‘Later Living Logjam’ in Housing Market

A survey has suggested that part of the reason for a shortage of housing is a ‘later living logjam’ – older homeowners uninclined to downsize and make their properties available to families. The survey, by later living home provider Pegasus, suggests that only 14 percent of over-55s are considering leaving their large properties for a smaller one on their later years.

The survey, of over 2,000 people over 55 in a range of socio-economic classes throughout England, also found:

• One in two (50%) are planning on staying in their current home post-retirement, a figure which rises to 68% of those aged 71-75

• The three biggest barriers to downsizing are revealed as the hassle of moving (37%), cost of stamp duty (35%), and a lack of suitable housing (26%)

• Half of the respondents own their property outright, a figure which increases to 82% for those aged 76 and older

• Multiple tenure options are on the rise: 44% of those currently renting said they would consider renting in their retirement – the most likely group to say this

Steve Bangs, CEO of Pegasus says, “The downsizing dilemma is significant for the industry for two reasons – not only does it underline the lack of supply and need to build more homes fit for all, but it also underscores a huge concern with the overall health of the housing market.

“If older homeowners remaining in larger family homes feel they can’t move, upsizing families will also find themselves at a loss. This will in turn have a ripple effect right across the board, slowing down transactions and hindering housing prospects for first-time buyers.”


According to the Centre for Ageing Better, in ten years, the number of people in England aged 65 and over will have increased to 22 percent of the population, or around 13 million people. Pegasus suggests that fast-tracking local planning will help plug the gap in demand. A recent study by Housing Today found that more than a third of local authorities are still making no provision or plan whatsoever for new housing for older people in their local plans.

Steve Bangs comments: “England’s rigid planning system fails to provide a framework that enables and encourages the delivery of homes in the later living sector. This puts the UK decades behind countries like the US, with our nation’s perception of later living and the reality of age-specific housing completely mismatched.

“The lack of supply of quality mid-sized and smaller homes combined with the lack of awareness of a step that exists before moving into a dedicated care-led facility keeps the sectors potential capped for consumers.”

Alongside supply, Pegasus’ results highlighted the not-insignificant impact taxation is having on older movers.

“Stamp duty is directly discouraging people from moving, especially in the over-55s, where house prices have rendered many equity rich but cash poor,” Steve explains.
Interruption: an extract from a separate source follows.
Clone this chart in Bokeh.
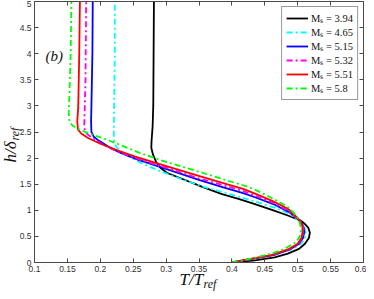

“The over 55s now account for 75% of all housing equity in the UK, and many of these homes are under-occupied. A stamp-duty incentive for last-time buyers will go some way in encouraging many to downsize and encourage fluidity across the market.”


The survey also highlights the need for a mix of tenure options to serve the nations changing housing needs. Pegasus’ survey found that one in five over-55’s said they would consider renting in their retirement, rising to just over a quarter for those no-yet-retired (29 percent). This proportion rises again to 44 percent for those currently renting – the most likely group to say this.

Steve Bangs continues, “It sounds simple, but there is no one-size-fits-all approach to housing in this major life transition. This is why a strong tenure mix, including later-living communities, must take priority in the UK’s race to build enough homes.”

“Ultimately, we need a more robust national conversation to raise awareness of the need for a range of later-living options between aging in place and dedicated care facilities, whilst a focus on benefits and opportunities would better support retirees weighing the downsizing decision.”

“The ideal is for retirees to make empowered choices aligned with their needs and aspirations,” concluded Bangs. “Through education and community collaboration, we can shift conversations to realise more fulfilling visions for later-life.”